Saturday, February 6, 2010

The Tale of Two Friendships

I saw my friend Denah this week. By itself, that sentence, "I saw my friend Denah this week," is not so remarkable. The thing is, my friendship with Denah exists entirely in the context of an annual gathering on the occasion of Groundhog Day, February 2nd.

I met Denah at a Groundhog Day party, one that my dear (best ever) neighbor Barbara holds every year on February 2, about 6 or 7 years ago. From the first, Denah and I hit it off. We dove into the deep end of conversation that first night, discussing spiritual matters of great importance to us both. I left the party with a sense that this woman had been a real gift to me. Since then, as she has reappeared on each February 2nd of my life, I have had the opportunity to report in on my adventures, as she has had with me. It continues to be a friendship of great sweetness and remarkable strength. It is quite extraordinary.
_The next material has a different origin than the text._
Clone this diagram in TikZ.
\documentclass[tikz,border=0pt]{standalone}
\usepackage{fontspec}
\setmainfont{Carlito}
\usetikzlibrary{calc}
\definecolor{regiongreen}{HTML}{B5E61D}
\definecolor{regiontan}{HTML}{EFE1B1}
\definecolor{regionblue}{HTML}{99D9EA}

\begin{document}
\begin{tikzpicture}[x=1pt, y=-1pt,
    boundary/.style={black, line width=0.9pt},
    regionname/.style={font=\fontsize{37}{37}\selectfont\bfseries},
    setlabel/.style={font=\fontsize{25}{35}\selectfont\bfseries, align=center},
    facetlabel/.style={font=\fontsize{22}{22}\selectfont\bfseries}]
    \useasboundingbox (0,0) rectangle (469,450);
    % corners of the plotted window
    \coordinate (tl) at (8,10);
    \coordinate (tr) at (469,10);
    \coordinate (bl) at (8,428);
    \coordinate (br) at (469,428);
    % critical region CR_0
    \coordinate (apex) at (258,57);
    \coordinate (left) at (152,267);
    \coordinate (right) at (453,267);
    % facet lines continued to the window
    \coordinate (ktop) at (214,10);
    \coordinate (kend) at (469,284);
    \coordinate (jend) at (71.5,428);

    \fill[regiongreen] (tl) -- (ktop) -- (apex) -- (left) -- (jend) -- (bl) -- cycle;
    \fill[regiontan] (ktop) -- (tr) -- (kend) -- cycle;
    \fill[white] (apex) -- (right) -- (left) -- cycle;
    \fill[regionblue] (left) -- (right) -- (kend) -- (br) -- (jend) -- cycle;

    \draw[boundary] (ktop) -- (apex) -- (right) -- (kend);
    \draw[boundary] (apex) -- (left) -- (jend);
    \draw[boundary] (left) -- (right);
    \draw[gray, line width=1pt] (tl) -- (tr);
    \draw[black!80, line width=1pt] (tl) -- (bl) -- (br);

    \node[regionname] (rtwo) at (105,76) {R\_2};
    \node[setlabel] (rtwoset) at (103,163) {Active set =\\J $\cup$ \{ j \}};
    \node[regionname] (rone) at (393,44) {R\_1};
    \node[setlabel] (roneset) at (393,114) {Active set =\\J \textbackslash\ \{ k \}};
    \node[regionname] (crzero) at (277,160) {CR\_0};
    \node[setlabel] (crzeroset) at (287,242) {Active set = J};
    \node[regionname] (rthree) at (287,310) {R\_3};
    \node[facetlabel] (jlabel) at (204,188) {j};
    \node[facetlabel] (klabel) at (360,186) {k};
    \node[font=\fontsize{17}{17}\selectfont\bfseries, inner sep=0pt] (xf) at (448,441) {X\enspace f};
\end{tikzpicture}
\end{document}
Seeing Denah this year reminded me of my good friend Lynne, who died in 2002. The two of them are unlike each other, but the friendships themselves have a similarity. Here's how I met Lynne: for many years, 10 to be exact, I took a particular BART train in the morning to my job in San Francisco. I am a creature of habit, and I had a particular place where I liked to stand to catch the train, because it positioned me well for the exit I wanted take once I reached my destination. It turned out there was another woman who was like me in this way, and one day one of us broke the unspoken 'no talking in line' rule. I can't remember if it was me or Lynne, but she or I asked the other what book she was reading. That did it! After that, we never stopped talking. And, as it turned out, having 30 to 35 minutes together, 5 days a week was actually quite a lot of time with which to build a friendship. From then on, we sat together from North Berkeley to Embarcadero (where I exited) and talked, or read, for several years, until Lynne got sick with her fatal illness.
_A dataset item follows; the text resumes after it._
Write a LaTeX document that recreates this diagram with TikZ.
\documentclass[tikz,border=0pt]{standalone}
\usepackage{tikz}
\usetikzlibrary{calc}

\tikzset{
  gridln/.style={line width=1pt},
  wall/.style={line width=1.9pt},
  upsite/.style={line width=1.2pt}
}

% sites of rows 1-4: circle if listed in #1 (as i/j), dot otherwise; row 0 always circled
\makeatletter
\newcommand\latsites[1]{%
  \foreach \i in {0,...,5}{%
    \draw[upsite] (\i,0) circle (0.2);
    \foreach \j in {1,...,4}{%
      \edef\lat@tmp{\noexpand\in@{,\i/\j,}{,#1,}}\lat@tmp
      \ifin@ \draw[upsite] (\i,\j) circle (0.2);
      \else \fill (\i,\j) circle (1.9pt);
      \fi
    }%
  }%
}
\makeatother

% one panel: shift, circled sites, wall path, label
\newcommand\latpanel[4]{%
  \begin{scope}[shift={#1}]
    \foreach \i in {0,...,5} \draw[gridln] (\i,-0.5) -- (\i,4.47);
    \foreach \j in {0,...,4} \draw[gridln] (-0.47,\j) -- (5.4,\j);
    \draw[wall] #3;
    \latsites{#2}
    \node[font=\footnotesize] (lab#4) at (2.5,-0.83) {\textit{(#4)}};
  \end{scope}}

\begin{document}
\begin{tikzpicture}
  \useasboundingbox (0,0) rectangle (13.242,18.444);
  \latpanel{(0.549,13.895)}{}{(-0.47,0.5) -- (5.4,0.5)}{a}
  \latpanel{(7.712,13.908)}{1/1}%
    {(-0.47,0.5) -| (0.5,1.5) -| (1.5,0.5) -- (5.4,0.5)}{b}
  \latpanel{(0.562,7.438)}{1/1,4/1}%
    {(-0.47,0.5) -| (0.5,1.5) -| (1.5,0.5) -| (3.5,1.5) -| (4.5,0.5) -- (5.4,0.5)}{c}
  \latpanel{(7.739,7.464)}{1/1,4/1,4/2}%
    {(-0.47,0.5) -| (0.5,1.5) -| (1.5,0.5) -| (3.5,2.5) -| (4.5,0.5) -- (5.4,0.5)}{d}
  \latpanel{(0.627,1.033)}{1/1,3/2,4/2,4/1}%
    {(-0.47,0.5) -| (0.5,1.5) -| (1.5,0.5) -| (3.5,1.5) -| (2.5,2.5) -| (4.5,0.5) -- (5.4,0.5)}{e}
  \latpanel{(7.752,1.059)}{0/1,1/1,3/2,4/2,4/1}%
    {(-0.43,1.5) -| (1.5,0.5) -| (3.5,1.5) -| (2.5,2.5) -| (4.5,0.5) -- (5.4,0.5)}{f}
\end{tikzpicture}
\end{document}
Lynne was a highly skilled nurse practitioner, and she knew full well what her prospects were when she broke the news to me. By then, she and I had gotten together only once outside of the context of our BART-ride friendship, but I was moved to ask if I could be a part of her support system, and she agreed. I joined a circle of Lynne's closest friends, and it was surprising to me that they had all heard of "Joan from BART."
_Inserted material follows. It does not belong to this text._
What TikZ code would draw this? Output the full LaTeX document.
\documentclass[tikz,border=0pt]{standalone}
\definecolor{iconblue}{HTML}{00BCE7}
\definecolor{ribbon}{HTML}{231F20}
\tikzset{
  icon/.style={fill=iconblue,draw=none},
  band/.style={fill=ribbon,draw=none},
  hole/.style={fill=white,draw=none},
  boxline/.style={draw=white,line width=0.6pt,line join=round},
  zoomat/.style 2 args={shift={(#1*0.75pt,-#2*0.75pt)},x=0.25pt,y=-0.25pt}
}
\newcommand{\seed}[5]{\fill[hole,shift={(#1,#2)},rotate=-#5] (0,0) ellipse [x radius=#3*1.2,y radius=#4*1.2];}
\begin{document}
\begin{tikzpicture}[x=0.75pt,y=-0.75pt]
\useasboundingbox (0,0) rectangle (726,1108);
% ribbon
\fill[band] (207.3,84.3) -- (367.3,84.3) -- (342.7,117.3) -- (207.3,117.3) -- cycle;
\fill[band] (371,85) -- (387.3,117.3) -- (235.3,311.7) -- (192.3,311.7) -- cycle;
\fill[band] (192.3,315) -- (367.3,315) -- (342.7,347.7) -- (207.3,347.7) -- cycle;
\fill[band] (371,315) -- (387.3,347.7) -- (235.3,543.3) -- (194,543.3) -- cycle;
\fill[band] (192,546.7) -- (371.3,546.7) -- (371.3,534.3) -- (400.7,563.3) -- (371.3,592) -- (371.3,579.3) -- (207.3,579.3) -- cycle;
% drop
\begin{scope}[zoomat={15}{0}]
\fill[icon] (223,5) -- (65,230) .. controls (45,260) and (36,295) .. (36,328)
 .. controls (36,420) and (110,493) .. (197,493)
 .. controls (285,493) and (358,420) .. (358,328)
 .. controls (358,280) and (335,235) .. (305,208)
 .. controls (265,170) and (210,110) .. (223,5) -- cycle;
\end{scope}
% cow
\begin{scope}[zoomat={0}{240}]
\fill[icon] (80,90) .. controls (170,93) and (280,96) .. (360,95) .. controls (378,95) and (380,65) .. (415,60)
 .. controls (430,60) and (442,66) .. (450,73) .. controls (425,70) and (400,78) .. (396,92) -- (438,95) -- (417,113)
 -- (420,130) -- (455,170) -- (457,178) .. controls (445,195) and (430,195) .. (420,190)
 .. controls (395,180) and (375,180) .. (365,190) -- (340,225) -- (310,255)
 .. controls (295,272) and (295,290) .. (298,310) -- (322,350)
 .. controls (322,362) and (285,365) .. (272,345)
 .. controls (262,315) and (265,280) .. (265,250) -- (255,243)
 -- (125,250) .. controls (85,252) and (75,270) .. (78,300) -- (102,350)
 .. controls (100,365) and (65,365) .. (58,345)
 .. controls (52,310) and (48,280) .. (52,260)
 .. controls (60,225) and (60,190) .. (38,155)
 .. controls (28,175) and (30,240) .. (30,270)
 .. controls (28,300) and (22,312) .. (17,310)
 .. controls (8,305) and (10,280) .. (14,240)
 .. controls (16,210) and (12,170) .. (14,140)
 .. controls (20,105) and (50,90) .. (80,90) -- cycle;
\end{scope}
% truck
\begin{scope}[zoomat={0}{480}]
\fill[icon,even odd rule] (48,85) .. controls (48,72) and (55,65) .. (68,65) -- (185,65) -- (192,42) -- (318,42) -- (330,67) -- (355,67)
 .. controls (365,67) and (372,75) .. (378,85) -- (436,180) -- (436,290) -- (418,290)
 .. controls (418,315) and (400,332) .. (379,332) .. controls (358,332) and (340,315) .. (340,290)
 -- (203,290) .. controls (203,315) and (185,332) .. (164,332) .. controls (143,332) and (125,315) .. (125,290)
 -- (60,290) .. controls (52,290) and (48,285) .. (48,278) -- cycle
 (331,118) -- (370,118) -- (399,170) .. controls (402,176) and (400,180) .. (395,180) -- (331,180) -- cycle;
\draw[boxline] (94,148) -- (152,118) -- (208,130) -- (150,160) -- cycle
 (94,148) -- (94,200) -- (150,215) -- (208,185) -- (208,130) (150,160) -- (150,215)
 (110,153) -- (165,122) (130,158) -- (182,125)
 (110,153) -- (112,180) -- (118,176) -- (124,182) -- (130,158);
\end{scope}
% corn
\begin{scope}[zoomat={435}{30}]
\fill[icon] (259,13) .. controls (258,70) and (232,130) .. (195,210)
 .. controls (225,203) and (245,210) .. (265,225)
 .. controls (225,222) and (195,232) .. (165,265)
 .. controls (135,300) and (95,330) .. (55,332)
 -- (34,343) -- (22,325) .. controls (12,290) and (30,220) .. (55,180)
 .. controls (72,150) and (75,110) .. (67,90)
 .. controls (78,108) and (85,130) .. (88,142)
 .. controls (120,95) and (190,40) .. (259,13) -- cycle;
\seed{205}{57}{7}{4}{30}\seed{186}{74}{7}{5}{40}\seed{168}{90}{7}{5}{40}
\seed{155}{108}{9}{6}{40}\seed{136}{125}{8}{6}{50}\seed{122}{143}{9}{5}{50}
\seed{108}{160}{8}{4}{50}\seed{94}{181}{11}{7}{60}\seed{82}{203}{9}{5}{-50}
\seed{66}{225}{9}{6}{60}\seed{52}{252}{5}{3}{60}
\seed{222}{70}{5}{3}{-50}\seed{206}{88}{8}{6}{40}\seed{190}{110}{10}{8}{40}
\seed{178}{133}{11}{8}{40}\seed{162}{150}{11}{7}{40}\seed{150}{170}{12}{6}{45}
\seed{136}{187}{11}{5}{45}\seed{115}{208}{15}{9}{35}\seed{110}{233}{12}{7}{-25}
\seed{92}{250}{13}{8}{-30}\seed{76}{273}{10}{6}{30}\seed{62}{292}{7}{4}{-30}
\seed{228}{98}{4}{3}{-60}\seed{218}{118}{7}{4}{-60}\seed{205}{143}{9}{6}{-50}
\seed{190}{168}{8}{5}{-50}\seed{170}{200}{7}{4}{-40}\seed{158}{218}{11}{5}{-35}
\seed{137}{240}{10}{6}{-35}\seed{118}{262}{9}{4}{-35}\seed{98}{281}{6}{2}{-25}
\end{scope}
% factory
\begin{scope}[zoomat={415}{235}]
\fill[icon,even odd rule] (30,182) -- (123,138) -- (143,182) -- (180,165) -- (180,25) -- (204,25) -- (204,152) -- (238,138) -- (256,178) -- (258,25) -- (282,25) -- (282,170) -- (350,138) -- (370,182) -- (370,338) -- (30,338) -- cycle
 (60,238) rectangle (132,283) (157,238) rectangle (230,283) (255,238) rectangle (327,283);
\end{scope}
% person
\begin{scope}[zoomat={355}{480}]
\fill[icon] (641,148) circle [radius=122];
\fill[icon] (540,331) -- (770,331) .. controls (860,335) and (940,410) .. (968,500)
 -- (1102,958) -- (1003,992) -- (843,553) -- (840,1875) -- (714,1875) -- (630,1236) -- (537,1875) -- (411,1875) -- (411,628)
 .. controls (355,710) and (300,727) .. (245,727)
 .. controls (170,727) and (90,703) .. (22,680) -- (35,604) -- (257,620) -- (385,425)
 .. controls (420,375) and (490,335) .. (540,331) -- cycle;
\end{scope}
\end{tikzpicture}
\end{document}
What I want to say about both of these friendships, aside from how deeply grateful I am for them, is that they are in large measure the product of a characteristic I've shared with these two women, that of constancy. This is a quality that doesn't get much play in our culture anymore, as fast-paced as it is.

Now, I am not saying I am a paragon of this virtue. I too can abandon myself in the face of stress or depression. I am saying that it is good to be reminded of what I can gain by remaining faithful, being constant to myself and those who matter to me. Thank you Denah and Lynne.